>> start RAW DATA

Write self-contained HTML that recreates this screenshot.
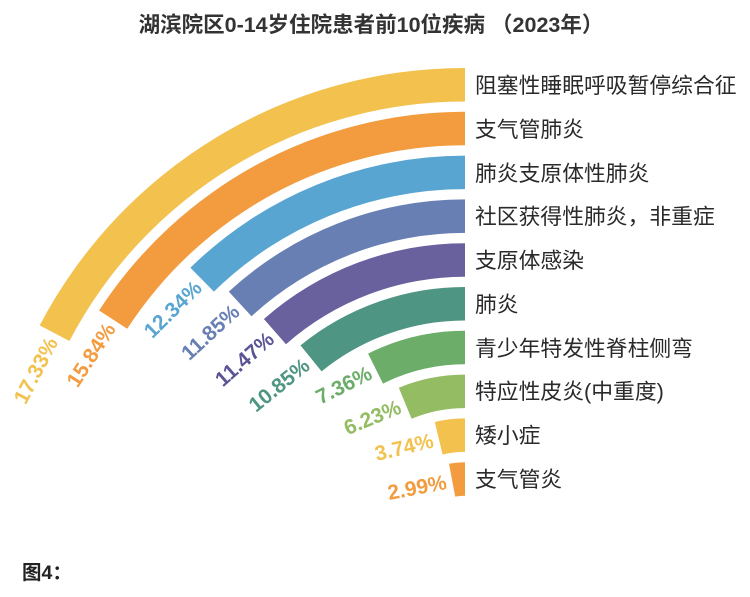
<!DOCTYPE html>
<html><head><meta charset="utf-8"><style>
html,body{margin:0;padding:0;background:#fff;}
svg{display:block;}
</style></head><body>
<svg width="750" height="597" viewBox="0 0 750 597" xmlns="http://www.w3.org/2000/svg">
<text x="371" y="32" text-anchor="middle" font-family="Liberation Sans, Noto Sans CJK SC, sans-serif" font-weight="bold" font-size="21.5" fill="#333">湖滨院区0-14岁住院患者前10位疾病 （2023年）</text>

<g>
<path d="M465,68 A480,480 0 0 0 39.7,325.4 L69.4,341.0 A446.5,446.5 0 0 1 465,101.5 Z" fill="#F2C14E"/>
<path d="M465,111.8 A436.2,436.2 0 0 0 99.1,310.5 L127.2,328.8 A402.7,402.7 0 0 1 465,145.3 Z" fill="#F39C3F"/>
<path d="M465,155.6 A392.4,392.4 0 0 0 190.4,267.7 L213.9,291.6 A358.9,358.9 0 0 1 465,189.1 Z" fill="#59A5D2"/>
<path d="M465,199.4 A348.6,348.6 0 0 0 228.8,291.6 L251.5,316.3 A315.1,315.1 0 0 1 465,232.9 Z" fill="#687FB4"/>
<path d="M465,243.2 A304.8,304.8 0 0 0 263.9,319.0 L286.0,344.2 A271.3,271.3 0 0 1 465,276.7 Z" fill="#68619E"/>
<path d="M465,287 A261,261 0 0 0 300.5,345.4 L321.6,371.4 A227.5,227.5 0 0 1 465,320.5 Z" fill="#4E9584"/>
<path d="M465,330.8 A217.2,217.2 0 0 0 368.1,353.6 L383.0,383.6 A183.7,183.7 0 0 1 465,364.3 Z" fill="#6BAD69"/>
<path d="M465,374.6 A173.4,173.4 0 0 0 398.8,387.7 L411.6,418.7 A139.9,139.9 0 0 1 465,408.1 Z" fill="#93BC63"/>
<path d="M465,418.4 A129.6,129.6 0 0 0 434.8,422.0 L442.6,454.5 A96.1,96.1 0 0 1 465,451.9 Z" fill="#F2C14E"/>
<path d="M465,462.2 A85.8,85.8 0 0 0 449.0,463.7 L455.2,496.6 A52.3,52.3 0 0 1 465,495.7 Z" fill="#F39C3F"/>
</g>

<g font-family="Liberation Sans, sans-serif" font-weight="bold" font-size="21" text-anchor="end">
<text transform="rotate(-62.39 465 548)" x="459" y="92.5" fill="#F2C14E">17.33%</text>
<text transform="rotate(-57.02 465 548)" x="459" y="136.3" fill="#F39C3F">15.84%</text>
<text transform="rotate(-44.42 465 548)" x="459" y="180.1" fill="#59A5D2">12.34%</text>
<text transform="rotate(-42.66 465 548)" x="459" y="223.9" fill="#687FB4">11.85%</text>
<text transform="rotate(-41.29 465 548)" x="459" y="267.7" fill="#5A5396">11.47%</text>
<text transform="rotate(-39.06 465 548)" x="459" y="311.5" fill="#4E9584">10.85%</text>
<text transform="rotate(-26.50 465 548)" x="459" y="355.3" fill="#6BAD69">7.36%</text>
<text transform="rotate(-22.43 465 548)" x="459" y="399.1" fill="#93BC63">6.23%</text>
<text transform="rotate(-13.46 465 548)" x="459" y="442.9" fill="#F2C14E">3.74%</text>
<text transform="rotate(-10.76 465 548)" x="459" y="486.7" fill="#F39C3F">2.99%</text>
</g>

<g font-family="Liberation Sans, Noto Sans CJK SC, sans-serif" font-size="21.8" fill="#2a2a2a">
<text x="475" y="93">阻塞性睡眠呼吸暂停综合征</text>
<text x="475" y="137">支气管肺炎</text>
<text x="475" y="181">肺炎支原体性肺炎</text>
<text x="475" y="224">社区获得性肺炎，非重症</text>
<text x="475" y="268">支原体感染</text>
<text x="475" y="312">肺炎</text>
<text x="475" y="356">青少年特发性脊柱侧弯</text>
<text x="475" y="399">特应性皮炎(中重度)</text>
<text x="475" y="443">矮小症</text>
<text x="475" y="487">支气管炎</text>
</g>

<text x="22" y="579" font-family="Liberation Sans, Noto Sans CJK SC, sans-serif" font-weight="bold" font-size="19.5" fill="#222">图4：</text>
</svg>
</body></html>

>> end RAW DATA

Copy the listing word for word, excluding its pictures.

Write self-contained HTML that recreates this screenshot.
<!DOCTYPE html>
<html><head><meta charset="utf-8"><style>
html,body{margin:0;padding:0;background:#fff;}
svg{display:block;}
</style></head><body>
<svg width="750" height="597" viewBox="0 0 750 597" xmlns="http://www.w3.org/2000/svg">
<text x="371" y="32" text-anchor="middle" font-family="Liberation Sans, Noto Sans CJK SC, sans-serif" font-weight="bold" font-size="21.5" fill="#333">湖滨院区0-14岁住院患者前10位疾病 （2023年）</text>

<g>
<path d="M465,68 A480,480 0 0 0 39.7,325.4 L69.4,341.0 A446.5,446.5 0 0 1 465,101.5 Z" fill="#F2C14E"/>
<path d="M465,111.8 A436.2,436.2 0 0 0 99.1,310.5 L127.2,328.8 A402.7,402.7 0 0 1 465,145.3 Z" fill="#F39C3F"/>
<path d="M465,155.6 A392.4,392.4 0 0 0 190.4,267.7 L213.9,291.6 A358.9,358.9 0 0 1 465,189.1 Z" fill="#59A5D2"/>
<path d="M465,199.4 A348.6,348.6 0 0 0 228.8,291.6 L251.5,316.3 A315.1,315.1 0 0 1 465,232.9 Z" fill="#687FB4"/>
<path d="M465,243.2 A304.8,304.8 0 0 0 263.9,319.0 L286.0,344.2 A271.3,271.3 0 0 1 465,276.7 Z" fill="#68619E"/>
<path d="M465,287 A261,261 0 0 0 300.5,345.4 L321.6,371.4 A227.5,227.5 0 0 1 465,320.5 Z" fill="#4E9584"/>
<path d="M465,330.8 A217.2,217.2 0 0 0 368.1,353.6 L383.0,383.6 A183.7,183.7 0 0 1 465,364.3 Z" fill="#6BAD69"/>
<path d="M465,374.6 A173.4,173.4 0 0 0 398.8,387.7 L411.6,418.7 A139.9,139.9 0 0 1 465,408.1 Z" fill="#93BC63"/>
<path d="M465,418.4 A129.6,129.6 0 0 0 434.8,422.0 L442.6,454.5 A96.1,96.1 0 0 1 465,451.9 Z" fill="#F2C14E"/>
<path d="M465,462.2 A85.8,85.8 0 0 0 449.0,463.7 L455.2,496.6 A52.3,52.3 0 0 1 465,495.7 Z" fill="#F39C3F"/>
</g>

<g font-family="Liberation Sans, sans-serif" font-weight="bold" font-size="21" text-anchor="end">
<text transform="rotate(-62.39 465 548)" x="459" y="92.5" fill="#F2C14E">17.33%</text>
<text transform="rotate(-57.02 465 548)" x="459" y="136.3" fill="#F39C3F">15.84%</text>
<text transform="rotate(-44.42 465 548)" x="459" y="180.1" fill="#59A5D2">12.34%</text>
<text transform="rotate(-42.66 465 548)" x="459" y="223.9" fill="#687FB4">11.85%</text>
<text transform="rotate(-41.29 465 548)" x="459" y="267.7" fill="#5A5396">11.47%</text>
<text transform="rotate(-39.06 465 548)" x="459" y="311.5" fill="#4E9584">10.85%</text>
<text transform="rotate(-26.50 465 548)" x="459" y="355.3" fill="#6BAD69">7.36%</text>
<text transform="rotate(-22.43 465 548)" x="459" y="399.1" fill="#93BC63">6.23%</text>
<text transform="rotate(-13.46 465 548)" x="459" y="442.9" fill="#F2C14E">3.74%</text>
<text transform="rotate(-10.76 465 548)" x="459" y="486.7" fill="#F39C3F">2.99%</text>
</g>

<g font-family="Liberation Sans, Noto Sans CJK SC, sans-serif" font-size="21.8" fill="#2a2a2a">
<text x="475" y="93">阻塞性睡眠呼吸暂停综合征</text>
<text x="475" y="137">支气管肺炎</text>
<text x="475" y="181">肺炎支原体性肺炎</text>
<text x="475" y="224">社区获得性肺炎，非重症</text>
<text x="475" y="268">支原体感染</text>
<text x="475" y="312">肺炎</text>
<text x="475" y="356">青少年特发性脊柱侧弯</text>
<text x="475" y="399">特应性皮炎(中重度)</text>
<text x="475" y="443">矮小症</text>
<text x="475" y="487">支气管炎</text>
</g>

<text x="22" y="579" font-family="Liberation Sans, Noto Sans CJK SC, sans-serif" font-weight="bold" font-size="19.5" fill="#222">图4：</text>
</svg>
</body></html>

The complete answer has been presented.